Luis Miguel Fuentes

Día de Todos los Santos
El sol de los muertos

 

El sol de la mañana le pone a los muertos una diadema de pureza, una breve juventud en su muerte, un domingo de vivo para sus huesos. El día de fiesta tiene contra los nichos y las tumbas la luz azul de las radiografías, y hacen el cielo y la gente un clima de amnistía o resurrección. Es el primero de noviembre y hay que hablar con los muertos, colocarles unas flores como si se les acariciara la melena que se les recuerda, abrillantarles la lápida como remediando pequeñamente esa incomodidad y esa mala postura eterna que es la muerte. Va la gente con una escoba, con un cubo, con un ramo oloroso y vivísimo para que haga la ilusión de vida y del difunto que se asoma agradecido para olerlas, recordando el mundo que ya no siente, el ramo embelleciendo los cuerpos de paja que están debajo. La muerte sólo se vive en tercera persona, pues son los otros los que imaginan al muerto fastidiado, molesto y triste de morirse. La muerte sólo se vive en tercera persona y por eso ir a hablar con el muerto es hablar con uno mismo que hace el papel de difunto. Esto no consuela al muerto pero funciona como exorcismo, evita tener pesadillas con el abuelo cuando se murió en una cama alta y negra como una carroza, evita sentirse culpable por estar vivo mientras están el familiar, el padre o el hijo, respirando sólo un aire cerrado de cal y negrura.

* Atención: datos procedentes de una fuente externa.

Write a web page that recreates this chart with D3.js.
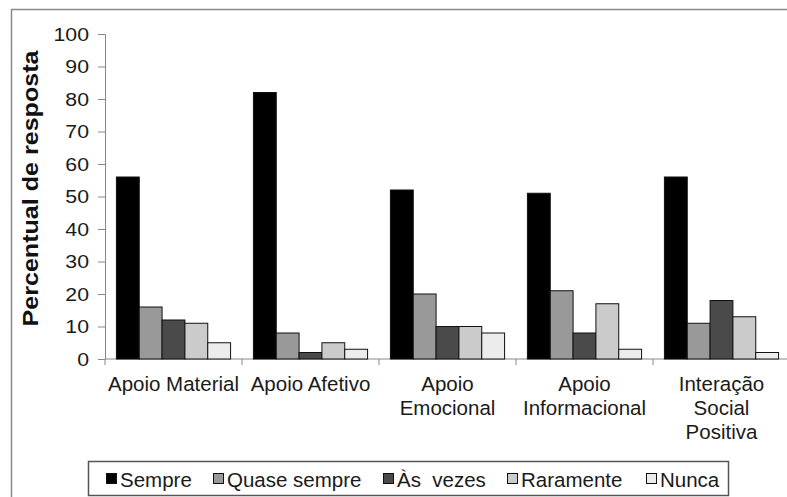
<!DOCTYPE html>
<html><head><meta charset="utf-8">
<script src="https://cdn.jsdelivr.net/npm/d3@7"></script>
<style>body{margin:0;background:#fff}svg{display:block}</style>
</head><body>
<script>
const categories = [["Apoio Material"],["Apoio Afetivo"],["Apoio","Emocional"],["Apoio","Informacional"],["Interação","Social","Positiva"]];
const series = ["Sempre","Quase sempre","Às  vezes","Raramente","Nunca"];
const sempre = [56,82,52,51,56];
const quaseSempre = [16,8,20,21,11];
const asVezes = [12,2,10,8,18];
const raramente = [11,5,10,17,13];
const nunca = [5,3,8,3,2];
const yTicks = [0,10,20,30,40,50,60,70,80,90,100];
const colors = ["#000000","#999999","#4a4a4a","#cbcbcb","#ececec"];

const values = [sempre, quaseSempre, asVezes, raramente, nunca];
const W = 787, H = 497;
const svg = d3.select("body").append("svg").attr("width", W).attr("height", H);
const font = "'Liberation Sans', Arial, sans-serif";

svg.append("rect").attr("x",11.5).attr("y",9.5).attr("width",800).attr("height",520)
  .attr("fill","#fff").attr("stroke","#8a8a8a").attr("stroke-width",1.5);

const x0 = d3.scaleBand().domain(d3.range(categories.length)).range([105, 790]).paddingInner(0).paddingOuter(0);
const x1 = d3.scaleBand().domain(d3.range(series.length)).range([0, x0.bandwidth()]).paddingOuter(0.5).paddingInner(0);
const y = d3.scaleLinear().domain([0,100]).range([359, 34]);

// y axis
const yAxis = svg.append("g").attr("transform","translate(105,0)")
  .call(d3.axisLeft(y).tickValues(yTicks).tickSize(7).tickFormat(""));
yAxis.select(".domain").attr("stroke","#888");
yAxis.selectAll(".tick line").attr("stroke","#888");
svg.append("g").selectAll("text").data(yTicks).join("text")
  .attr("transform", d => `translate(89,${y(d)+6.5}) scale(1.15,1)`)
  .attr("text-anchor","end").attr("font-family",font).attr("font-size",18.5).attr("fill","#1a1a1a")
  .text(d => d);

// x axis
const xAxis = svg.append("g").attr("transform","translate(0,359)");
xAxis.append("line").attr("x1",105).attr("x2",790).attr("stroke","#888");
xAxis.selectAll("line.t").data(d3.range(categories.length+1)).join("line")
  .attr("class","t")
  .attr("x1", i => i < categories.length ? x0(i) : x0(i-1)+x0.bandwidth())
  .attr("x2", i => i < categories.length ? x0(i) : x0(i-1)+x0.bandwidth())
  .attr("y1",0).attr("y2",6).attr("stroke","#888");

// bars
const groups = svg.append("g").selectAll("g").data(d3.range(categories.length)).join("g")
  .attr("transform", i => `translate(${x0(i)},0)`);
groups.selectAll("rect").data(i => values.map((s,k) => ({k, v: s[i]}))).join("rect")
  .attr("x", d => x1(d.k)).attr("width", x1.bandwidth())
  .attr("y", d => y(d.v)).attr("height", d => y(0) - y(d.v))
  .attr("fill", d => colors[d.k]).attr("stroke","#111").attr("stroke-width",1);

// category labels
categories.forEach((lines, i) => {
  const t = svg.append("text").attr("text-anchor","middle").attr("font-family",font)
    .attr("font-size",20.5).attr("fill","#1a1a1a");
  lines.forEach((ln, j) => {
    t.append("tspan").attr("x", x0(i) + x0.bandwidth()/2).attr("y", 391 + j*24).text(ln);
  });
});

// y title
svg.append("text").attr("transform","translate(38,188.5) rotate(-90) scale(1.14,1)")
  .attr("text-anchor","middle").attr("font-family",font).attr("font-size",22)
  .attr("font-weight","bold").attr("fill","#111").text("Percentual de resposta");

// legend
svg.append("rect").attr("x",88.5).attr("y",461.5).attr("width",640).attr("height",34)
  .attr("fill","#fff").attr("stroke","#555").attr("stroke-width",1.5);
const legX = [106, 213, 383, 507, 646];
series.forEach((s, k) => {
  svg.append("rect").attr("x", legX[k]+0.5).attr("y", 473.5).attr("width",10).attr("height",10)
    .attr("fill", colors[k]).attr("stroke","#111").attr("stroke-width",1);
  svg.append("text").attr("x", legX[k]+14).attr("y", 487).attr("font-family",font)
    .attr("font-size",20.5).attr("fill","#1a1a1a").attr("xml:space","preserve").style("white-space","pre").text(s);
});
</script>
</body></html>
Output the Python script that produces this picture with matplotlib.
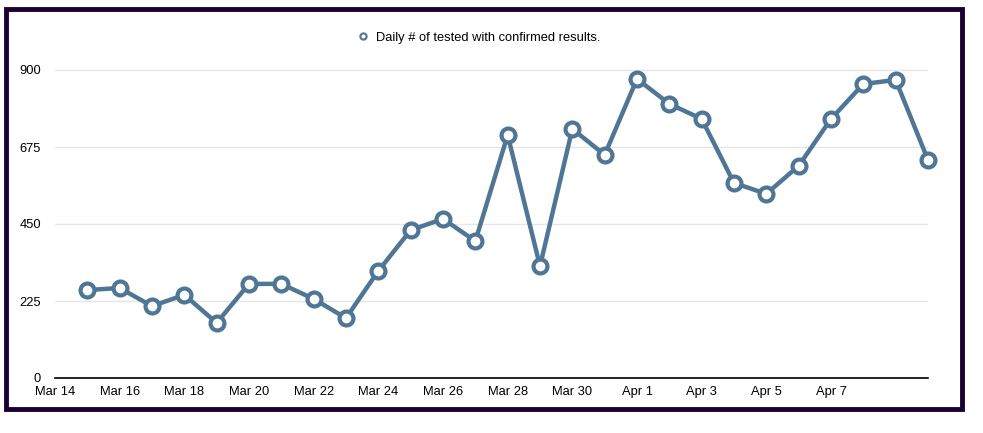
import datetime as dt
import matplotlib
matplotlib.use("Agg")
import matplotlib.pyplot as plt
import matplotlib.dates as mdates
from matplotlib.patches import Rectangle

plt.rcParams['font.family'] = ['Liberation Sans', 'DejaVu Sans']

# daily counts, Mar 15 .. Apr 10
start = dt.date(2020, 3, 15)
values = [257, 263, 210, 243, 161, 275, 275, 231, 175, 313, 432, 465, 400,
          710, 327, 728, 652, 874, 801, 757, 570, 538, 620, 757, 859, 871, 637]
dates = [start + dt.timedelta(days=i) for i in range(len(values))]
yticks = [0, 225, 450, 675, 900]
series_label = "Daily # of tested with confirmed results."

line_color = "#4f7694"

W, H = 983, 433
fig = plt.figure(figsize=(W / 100, H / 100), dpi=100)

# axes placed in pixel terms
left, right, bottom, top = 55, 928, 378, 50
ax = fig.add_axes([left / W, 1 - bottom / H, (right - left) / W, (bottom - top) / H])

ax.plot(dates, values, color=line_color, lw=3.2, marker="o", ms=10,
        mfc="white", mec=line_color, mew=3, zorder=3, clip_on=False,
        label=series_label)

ax.set_xlim(dt.date(2020, 3, 14), dt.date(2020, 4, 10))
ax.set_ylim(0, 900 * (bottom - top) / (bottom - 70))
ax.set_yticks(yticks)
ax.xaxis.set_major_locator(mdates.DayLocator(bymonthday=[14, 16, 18, 20, 22, 24, 26, 28, 30, 1, 3, 5, 7]))
ax.xaxis.set_major_formatter(plt.FuncFormatter(
    lambda x, pos: "{} {}".format(mdates.num2date(x).strftime("%b"), mdates.num2date(x).day)))

ax.grid(axis="y", color="#e6e6e6", lw=1)
ax.set_axisbelow(True)
for s in ["top", "right", "left"]:
    ax.spines[s].set_visible(False)
ax.spines["bottom"].set_color("black")
ax.spines["bottom"].set_linewidth(1.2)
ax.tick_params(axis="both", length=0, labelsize=9.3, colors="black")
ax.tick_params(axis="y", pad=10)
ax.tick_params(axis="x", pad=6)

leg = ax.legend(loc="upper center", bbox_to_anchor=(0.487, (H - 20) / H),
                bbox_transform=fig.transFigure, frameon=False, fontsize=9.3,
                markerscale=0.45, handlelength=0.8, handletextpad=0.6)
for h in leg.legend_handles:
    h.set_linestyle("none")
    h.set_markeredgewidth(1.5)

# dark outer frame
fig.patches.append(Rectangle((6 / W, 1 - 409 / H), (962 - 6) / W, (409 - 9) / H,
                             transform=fig.transFigure, fill=False,
                             edgecolor="#1a0033", lw=3.5))

fig.savefig("out.png", dpi=100)
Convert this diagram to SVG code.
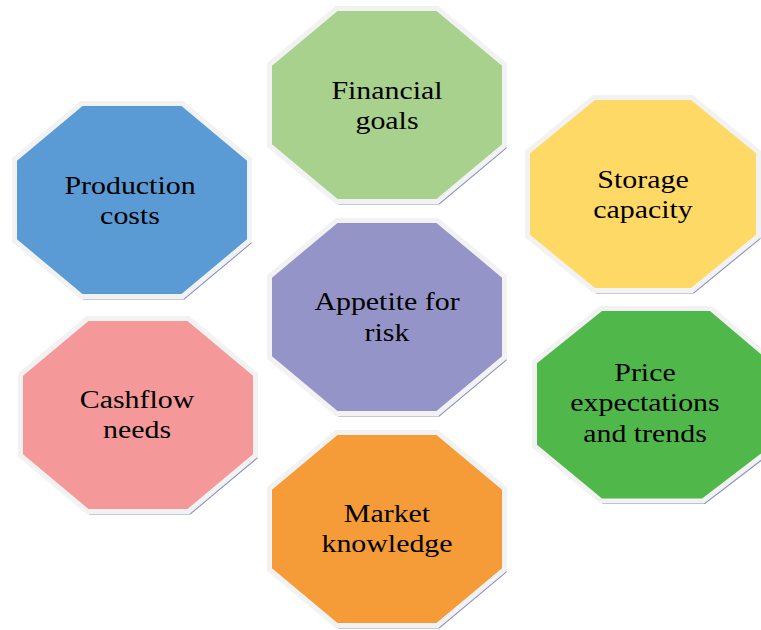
<svg xmlns="http://www.w3.org/2000/svg" xmlns:xlink="http://www.w3.org/1999/xlink" width="761" height="630" viewBox="0 0 761 630">
<style>
.shadow{fill:#8a93bf;filter:url(#blur)}
.oct{stroke:#f2f2f2;stroke-width:5;stroke-linejoin:miter}
.lbl{font-family:"Liberation Serif","Times New Roman",serif;font-size:26px;fill:#000;text-anchor:middle}
</style>
<defs>
<filter id="blur" x="-5%" y="-5%" width="110%" height="110%"><feGaussianBlur stdDeviation="0.7"/></filter>
<polygon id="oct" points="67,0 168,0 235,56 235,137 168,193 67,193 0,137 0,56"/>
</defs>
<rect width="761" height="630" fill="#ffffff"/>
<g id="connectors"/>
<g id="financial-goals">
<use xlink:href="#oct" class="shadow" transform="translate(271.5,11.5)"/>
<use xlink:href="#oct" class="oct" fill="#a9d18e" transform="translate(269.5,8.5)"/>
<g transform="translate(387,0) scale(1.15,1)"><text class="lbl" x="0" y="99">Financial</text><text class="lbl" x="0" y="129.5">goals</text></g>
</g>
<g id="production-costs">
<use xlink:href="#oct" class="shadow" transform="translate(16.5,106.5)"/>
<use xlink:href="#oct" class="oct" fill="#5b9bd5" transform="translate(14.5,103.5)"/>
<g transform="translate(130,0) scale(1.15,1)"><text class="lbl" x="0" y="194">Production</text><text class="lbl" x="0" y="224.5">costs</text></g>
</g>
<g id="storage-capacity">
<polygon class="shadow" transform="translate(2,3)" points="594,97.5 692,97.5 758.5,152 758.5,236 692,290.5 594,290.5 527.5,236 527.5,152"/>
<polygon class="oct" fill="#ffd966" points="594,97.5 692,97.5 758.5,152 758.5,236 692,290.5 594,290.5 527.5,236 527.5,152"/>
<g transform="translate(643,0) scale(1.15,1)"><text class="lbl" x="0" y="188">Storage</text><text class="lbl" x="0" y="218.5">capacity</text></g>
</g>
<g id="appetite-for-risk">
<use xlink:href="#oct" class="shadow" transform="translate(271.5,223.5)"/>
<use xlink:href="#oct" class="oct" fill="#9594c8" transform="translate(269.5,220.5)"/>
<g transform="translate(387,0) scale(1.15,1)"><text class="lbl" x="0" y="310.5">Appetite for</text><text class="lbl" x="0" y="341">risk</text></g>
</g>
<g id="cashflow-needs">
<use xlink:href="#oct" class="shadow" transform="translate(22.5,321.5)"/>
<use xlink:href="#oct" class="oct" fill="#f4989a" transform="translate(20.5,318.5)"/>
<g transform="translate(137,0) scale(1.15,1)"><text class="lbl" x="0" y="408">Cashflow</text><text class="lbl" x="0" y="438.5">needs</text></g>
</g>
<g id="price-expectations">
<polygon class="shadow" transform="translate(2,3)" points="601,308.5 711,308.5 775,363 775,446 703,501 601,501 534.5,446 534.5,362"/>
<polygon class="oct" fill="#50b84b" points="601,308.5 711,308.5 775,363 775,446 703,501 601,501 534.5,446 534.5,362"/>
<g transform="translate(645,0) scale(1.15,1)"><text class="lbl" x="0" y="381">Price</text><text class="lbl" x="0" y="411.5">expectations</text><text class="lbl" x="0" y="442">and trends</text></g>
</g>
<g id="market-knowledge">
<use xlink:href="#oct" class="shadow" transform="translate(271.5,435.5)"/>
<use xlink:href="#oct" class="oct" fill="#f59b37" transform="translate(269.5,432.5)"/>
<g transform="translate(387,0) scale(1.15,1)"><text class="lbl" x="0" y="522">Market</text><text class="lbl" x="0" y="552.5">knowledge</text></g>
</g>
</svg>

Entran las familias en el cementerio de Nuestra Señora de la Merced, en Jerez, que parece desde fuera el pabellón de un balneario, mientras pasa por el cielo un avión naranja, como un ángel azafato. Hablan de aniversarios, de la madre que va a hacer 10 años, y ésa es la manera de hacerlos un poco vivos y de tenerlos como bebecitos en los nichos. Los muertos cumpliendo años, esperando la visita como en una clínica, todo eso debe de ser la otra vida, en la que hay que atenderlos para que no pasen la vergüenza de una tumba sucia o con verdina, que es entonces cuando se muere definitivamente. Todo esto, la ilusión de que el muerto está ahí como en una butaca, toda la esperanza de la muerte como otra estancia, debe ser lo que mueve a tanta gente con crisantemos, claveles, jarroncitos como si llevaran la petaquita al difunto, con un ramo inmenso o una rosa sola haciendo de lágrima.

Los cementerios de noche son osarios o grutas pero de día son jardines. Corren los niños con una cocacola, se sientan las señoras con más estampado que luto a la sombra de los cipreses como en una plaza muy aristocrática, van las familias del brazo igual que a un picnic triste, esperan en cola para coger una escalera. Las tumbas tienen cruces con sudarios de piedra y la dignidad de morir horizontal, solo y escultórico como un templario. Los nichos son los adosados de la muerte donde se pasa la eternidad ciudadana y vecinalmente, con las flores dándoles una calidad vertical de patio. Luego, la lápida, el nombre, la fecha, la cara de un cristo que le han puesto, las flores de un color diferente, eso es lo que le ha quedado al muerto de su personalidad. Al hortera se le ha quedado una tumba como una columnata salomónica; al pobre, el nicho como una portezuela; y así pasear por el cementerio es adivinar clases, señoríos, dineros, aficiones, igual que adivinar el dolor último que los llevó allí. Las mujeres muertas parecen tener todas nombres de infantita, los hombres, de notario, y a un aficionado a las peleas de gallos le han puesto en el sepulcro una foto de un pollo mejor que cualquier crucificado.

En ese laberinto luminoso y espaciado van las gentes buscando a su muerto como su palco. Está el triste, el dominguero, el paseante, la escaparatista minuciosa de las tumbas, los viudos todavía enamorados, los padres a los que se les quedó para siempre el gesto de abrazo y caricia al hijo. Son los muertos jóvenes los que dan una familia más silenciosa, entregada y sorprendida. Otros muertos más acostumbrados traen a una cuñada que cambia las flores como si les hiciera la cama. Y allí se ven, subidos al nicho con una escalera, dando una mano de pintura, colocando el ramo como el cortinaje definitivo. Algunas mujeres se han traído unas sillas de plástico y están sentadas, rezando o vigilando frente a la tumba, como si al muerto le tocara pronto una medicina.

Todos se sienten mejor así, dicen. Consolados, acompañados de ángeles, con ese alivio que es verse atareado, hacendoso y útil todavía para sus difuntos. Hay señoras que te dicen que en casa se sienten mal y hasta un poco traidoras. Más allá de la muerte, adivinan que debe estar ese desprecio final de verse muerto y abandonado, y por eso están allí, con su recuerdo y su postura como la única ternura posible, recibiendo el sol del día de fiesta y pasándolo a través de la lápida con una brochita, como el último tacto de vida que pueden dar.